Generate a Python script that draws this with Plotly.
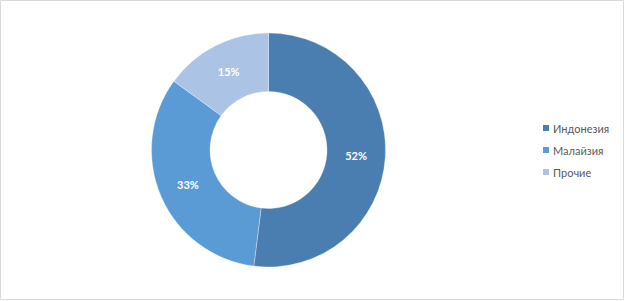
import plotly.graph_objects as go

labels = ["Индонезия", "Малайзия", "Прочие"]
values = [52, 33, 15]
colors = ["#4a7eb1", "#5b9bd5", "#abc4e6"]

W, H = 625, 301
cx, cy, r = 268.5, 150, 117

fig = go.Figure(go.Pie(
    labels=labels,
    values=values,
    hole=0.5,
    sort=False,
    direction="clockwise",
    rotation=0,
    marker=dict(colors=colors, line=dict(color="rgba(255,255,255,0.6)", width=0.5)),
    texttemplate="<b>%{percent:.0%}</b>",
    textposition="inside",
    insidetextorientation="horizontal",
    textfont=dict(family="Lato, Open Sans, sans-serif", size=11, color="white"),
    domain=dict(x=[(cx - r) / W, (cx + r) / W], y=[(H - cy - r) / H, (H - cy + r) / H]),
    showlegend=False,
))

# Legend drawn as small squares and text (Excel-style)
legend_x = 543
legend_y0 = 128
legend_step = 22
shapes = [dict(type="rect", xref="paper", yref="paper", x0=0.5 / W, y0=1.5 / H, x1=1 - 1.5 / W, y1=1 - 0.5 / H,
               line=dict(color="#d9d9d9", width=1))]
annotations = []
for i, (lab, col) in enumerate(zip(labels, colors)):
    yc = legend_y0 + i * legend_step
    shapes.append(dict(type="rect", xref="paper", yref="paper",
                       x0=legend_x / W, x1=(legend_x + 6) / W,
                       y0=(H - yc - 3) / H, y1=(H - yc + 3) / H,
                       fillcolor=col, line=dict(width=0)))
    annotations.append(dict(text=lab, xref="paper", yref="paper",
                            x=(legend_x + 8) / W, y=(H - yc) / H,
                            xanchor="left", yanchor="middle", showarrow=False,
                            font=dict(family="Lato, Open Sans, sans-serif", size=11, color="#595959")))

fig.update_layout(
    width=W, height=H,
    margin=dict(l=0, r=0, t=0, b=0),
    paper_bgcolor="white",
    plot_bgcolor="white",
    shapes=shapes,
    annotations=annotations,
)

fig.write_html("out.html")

◆ ◆ ◆ ◆

▸ **Task to carry out**: Go from the first line of the data above to the line containing "cx, cy, r = 268.5, 150, 117" and retype exactly those lines, both included, but none of the pictures.

▸ **Problem solution**:
Generate a Python script that draws this with Plotly.
import plotly.graph_objects as go

labels = ["Индонезия", "Малайзия", "Прочие"]
values = [52, 33, 15]
colors = ["#4a7eb1", "#5b9bd5", "#abc4e6"]

W, H = 625, 301
cx, cy, r = 268.5, 150, 117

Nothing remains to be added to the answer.